The model's fast rise also owes much to the breadth of simultaneous support it received. Hugging Face, vLLM, llama.cpp, Ollama, Unsloth, SGLang, Docker, Cloudflare and NVIDIA all aligned their offerings in short order. Such coordination has become a prerequisite for open model success. Releases that lack it tend to fade, while those with it gain rapid mindshare and contribution.

This reality shifts the competitive landscape. Pure research breakthroughs are no longer sufficient. Model makers must now cultivate deep partnerships across the software and hardware stack if they expect their work to see meaningful adoption.

Unanswered Questions on Sustainability and Oversight

Despite the encouraging numbers, several issues remain unresolved. It is unclear whether this first-week surge will translate into long-term, sustained usage or prove to be an initial spike driven by novelty. Providers of open models must still find sustainable paths to fund ongoing research if inference increasingly moves to the edge or to free tiers.

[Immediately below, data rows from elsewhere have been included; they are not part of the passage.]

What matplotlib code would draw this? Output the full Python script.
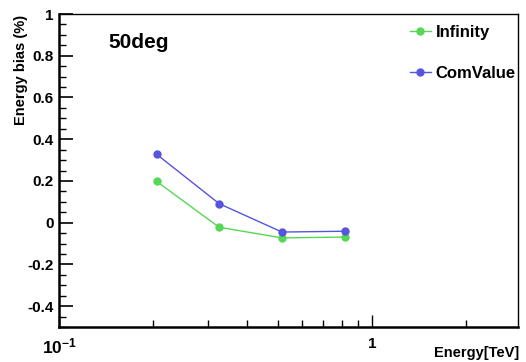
import matplotlib
matplotlib.use("Agg")
import matplotlib.pyplot as plt
from matplotlib.ticker import FixedLocator, NullFormatter, MultipleLocator

energy = [0.205, 0.325, 0.516, 0.818]
infinity = [0.198, -0.022, -0.073, -0.069]
comvalue = [0.328, 0.091, -0.045, -0.041]
series_names = ["Infinity", "ComValue"]
title_text = "50deg"
xlabel = "Energy[TeV]"
ylabel = "Energy bias (%)"
ytick_vals = [-0.4, -0.2, 0, 0.2, 0.4, 0.6, 0.8, 1]
ytick_labels = ["-0.4", "-0.2", "0", "0.2", "0.4", "0.6", "0.8", "1"]

green = "#55d855"
blue = "#5555dd"

plt.rcParams['font.family'] = ['Liberation Sans', 'DejaVu Sans']
plt.rcParams['font.weight'] = 'bold'
plt.rcParams['mathtext.fontset'] = 'custom'
plt.rcParams['mathtext.rm'] = 'Liberation Sans:bold'
plt.rcParams['mathtext.bf'] = 'Liberation Sans:bold'

fig = plt.figure(figsize=(5.26, 3.62), dpi=100)
W, H = 526, 362
L, R, T, B = 59, 518, 14, 327
ax = fig.add_axes([L / W, (H - B) / H, (R - L) / W, (B - T) / H])

ax.plot(energy, infinity, color=green, lw=1.0, marker='o', ms=5, mec=green, mfc=green, label=series_names[0])
ax.plot(energy, comvalue, color=blue, lw=1.0, marker='o', ms=5, mec=blue, mfc=blue, label=series_names[1])

ax.set_xscale('log')
ax.set_xlim(0.1, 2.93)
ax.set_ylim(-0.5, 1.0)

for s in ['left', 'bottom']:
    ax.spines[s].set_linewidth(1.8)
for s in ['top', 'right']:
    ax.spines[s].set_linewidth(1.0)

ax.yaxis.set_major_locator(FixedLocator(ytick_vals))
ax.set_yticklabels(ytick_labels)
ax.yaxis.set_minor_locator(MultipleLocator(0.05))
ax.tick_params(axis='y', which='major', direction='in', length=10, width=1.2, labelsize=11, pad=4)
ax.tick_params(axis='y', which='minor', direction='in', length=5, width=1.0)

ax.xaxis.set_major_locator(FixedLocator([0.1, 1.0]))
ax.set_xticklabels([r"$\mathbf{10^{-1}}$", "1"])
ax.xaxis.set_minor_locator(FixedLocator([0.2, 0.3, 0.4, 0.5, 0.6, 0.7, 0.8, 0.9, 2.0]))
ax.xaxis.set_minor_formatter(NullFormatter())
ax.tick_params(axis='x', which='major', direction='in', length=9, width=1.0, labelsize=11, pad=7)
ax.tick_params(axis='x', which='minor', direction='in', length=5, width=1.0)
for lab in ax.get_yticklabels() + ax.get_xticklabels():
    lab.set_fontweight('bold')
ax.get_xticklabels()[0].set_fontsize(12.5)

fig.text(519 / W, 1 - 353 / H, xlabel, ha='right', va='center', fontsize=10.5, fontweight='bold')
fig.text(21 / W, 1 - 15 / H, ylabel, ha='center', va='top', rotation=90, fontsize=10.5, fontweight='bold')
fig.text(108 / W, 1 - 43 / H, title_text, ha='left', va='center', fontsize=15, fontweight='bold')

leg = ax.legend(loc='upper left', bbox_to_anchor=((410 - L) / (R - L), 1 - (25 - T) / (B - T)),
                frameon=False, fontsize=12, handlelength=1.25, handletextpad=0.3,
                labelspacing=1.55, borderaxespad=0, borderpad=0)
for t in leg.get_texts():
    t.set_fontweight('bold')

fig.savefig("out.png", dpi=100)
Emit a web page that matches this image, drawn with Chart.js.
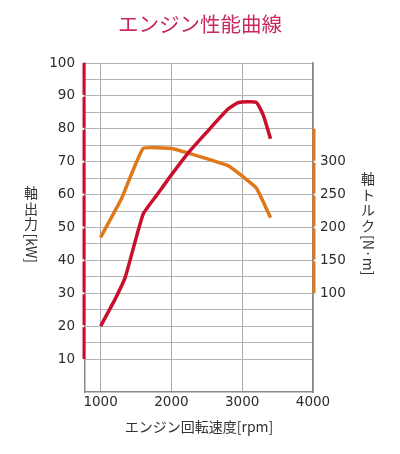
<!DOCTYPE html>
<html>
<head>
<meta charset="utf-8">
<script src="https://cdn.jsdelivr.net/npm/chart.js@4"></script>
<style>
  html, body { margin: 0; padding: 0; background: #fff; }
</style>
</head>
<body>
<canvas id="chart" width="400" height="454"></canvas>
<script>
function $(id) {
  return document.getElementById(id);
}

// engine speed (rpm) / shaft power (kW)
const rpmPower = [1000, 1200, 1350, 1600, 1800, 2000, 2250, 2500, 2800, 2950, 3200, 3300, 3400];
const powerKw = [20, 28, 35, 54, 60, 66, 73, 79, 86, 88, 88, 84, 77];

// engine speed (rpm) / shaft torque (N·m)
const rpmTorque = [1000, 1300, 1600, 2000, 2800, 3200, 3400];
const torqueNm = [185, 245, 320, 320, 294, 260, 215];

const xTicks = [1000, 2000, 3000, 4000];
const powerTicks = [10, 20, 30, 40, 50, 60, 70, 80, 90, 100];
const torqueTicks = [100, 150, 200, 250, 300];
const torqueBarTop = 350;

const powerTitle = "軸出力[kW]";
const torqueTitle = "軸トルク[N·m]";

const RED = "#c8102e";
const ORANGE = "#e0781a";

// coloured bars beside the two value axes, broken at each labelled value
const axisBars = {
  id: "axisBars",
  afterDatasetsDraw: (chart) => {
    const { ctx, chartArea } = chart;
    const seg = (scale, vals, x, color) => {
      ctx.save();
      ctx.strokeStyle = color;
      ctx.lineWidth = 3;
      for (let i = 0; i < vals.length - 1; i++) {
        const a = scale.getPixelForValue(vals[i]);
        const b = scale.getPixelForValue(vals[i + 1]);
        const g0 = i === 0 ? 0 : 1;
        const g1 = i === vals.length - 2 ? 0 : 1;
        ctx.beginPath();
        ctx.moveTo(x, a - g0);
        ctx.lineTo(x, b + g1);
        ctx.stroke();
      }
      ctx.restore();
    };
    seg(chart.scales.y, powerTicks, chartArea.left - 1, RED);
    seg(chart.scales.y1, torqueTicks.concat([torqueBarTop]), chartArea.right + 1, ORANGE);
  },
};

// vertical (tategaki) axis titles: kanji/kana upright, latin turned 90deg
function drawVertical(ctx, text, cx, top, size) {
  ctx.save();
  ctx.font = size + 'px "Noto Sans CJK JP"';
  ctx.fillStyle = "#333";
  ctx.textBaseline = "middle";
  let y = top;
  const runs = text.match(/[\u2E80-\uFFEF]|[^\u2E80-\uFFEF]+/g);
  runs.forEach((r) => {
    if (/[\u2E80-\uFFEF]/.test(r)) {
      ctx.textAlign = "center";
      ctx.fillText(r, cx, y + size / 2);
      y += size + 1.5;
    } else {
      const w = ctx.measureText(r).width;
      ctx.save();
      ctx.translate(cx, y);
      ctx.rotate(Math.PI / 2);
      ctx.textAlign = "left";
      ctx.fillText(r, 1, 0);
      ctx.restore();
      y += w + 2;
    }
  });
  ctx.restore();
}

const verticalTitles = {
  id: "verticalTitles",
  afterDraw: (chart) => {
    drawVertical(chart.ctx, powerTitle, 31, 186, 14);
    drawVertical(chart.ctx, torqueTitle, 368, 172, 14);
  },
};

const tickFont = { family: "DejaVu Sans", size: 13.5 };
const jpFont = { family: "Noto Sans CJK JP", size: 14 };

new Chart($("chart"), {
  type: "line",
  data: {
    datasets: [
      {
        label: "軸出力",
        data: rpmPower.map((x, i) => ({ x: x, y: powerKw[i] })),
        borderColor: RED,
        borderWidth: 3.5,
        pointRadius: 0,
        tension: 0.15,
        yAxisID: "y",
      },
      {
        label: "軸トルク",
        data: rpmTorque.map((x, i) => ({ x: x, y: torqueNm[i] })),
        borderColor: ORANGE,
        borderWidth: 3.5,
        pointRadius: 0,
        tension: 0.1,
        yAxisID: "y1",
      },
    ],
  },
  options: {
    responsive: false,
    animation: false,
    layout: { padding: 0 },
    plugins: {
      legend: { display: false },
      tooltip: { enabled: false },
      title: {
        display: true,
        text: "エンジン性能曲線",
        color: "#c82a5e",
        font: { family: "Noto Sans CJK JP", size: 20.5, weight: "normal" },
        padding: { top: 12, bottom: 26.4 },
      },
    },
    scales: {
      x: {
        type: "linear",
        min: 780,
        max: 4000,
        afterBuildTicks: (s) => {
          s.ticks = xTicks.map((v) => ({ value: v }));
        },
        afterFit: (s) => {
          s.height = 62;
        },
        ticks: {
          color: "#2b2b2b",
          font: tickFont,
          padding: 2,
          maxRotation: 0,
          callback: (v) => String(v),
        },
        grid: { color: "#a8a8a8", drawTicks: false },
        border: { color: "#888", width: 1.5 },
        title: {
          display: true,
          text: "エンジン回転速度[rpm]",
          color: "#333",
          font: jpFont,
          padding: { top: 0, bottom: 18.6 },
        },
      },
      y: {
        position: "left",
        min: 0,
        max: 100,
        afterBuildTicks: (s) => {
          const t = [];
          powerTicks.forEach((v, i) => {
            t.push({ value: v });
            if (i < powerTicks.length - 1) t.push({ value: (v + powerTicks[i + 1]) / 2 });
          });
          s.ticks = t;
        },
        afterFit: (s) => {
          s.width = 85;
        },
        ticks: {
          color: "#2b2b2b",
          font: tickFont,
          padding: 10,
          autoSkip: false,
          callback: (v) => (powerTicks.includes(v) ? String(v) : ""),
        },
        grid: { color: "#b4b4b4", drawTicks: false },
        border: { color: "#888", width: 1.5 },
      },
      y1: {
        position: "right",
        min: -50,
        max: 450,
        afterBuildTicks: (s) => {
          s.ticks = torqueTicks.map((v) => ({ value: v }));
        },
        afterFit: (s) => {
          s.width = 87;
        },
        ticks: {
          color: "#2b2b2b",
          font: tickFont,
          padding: 7,
          callback: (v) => String(v),
        },
        grid: { display: false, drawTicks: false },
        border: { color: "#888", width: 1.5 },
      },
    },
  },
  plugins: [axisBars, verticalTitles],
});
</script>
</body>
</html>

Local execution brings clear privacy gains by keeping data on the users device. At the same time it reduces visibility into potentially harmful applications. As powerful models become easier to run offline, questions of responsible use grow more pressing. Policymakers have yet to articulate clear approaches for governing open weights in a world of widespread local deployment.

Additional uncertainties surround environmental trade-offs. Distributed inference on millions of phones and laptops carries different energy profiles than centralized GPU clusters. How these balance out at scale is not yet well understood.

With a dedicated keynote set for London in the coming days, Google may offer more detail on its vision for the Gemma line and its interplay with commercial offerings. For now the release serves as a useful stress test for assumptions about where AI computation should live and who controls it.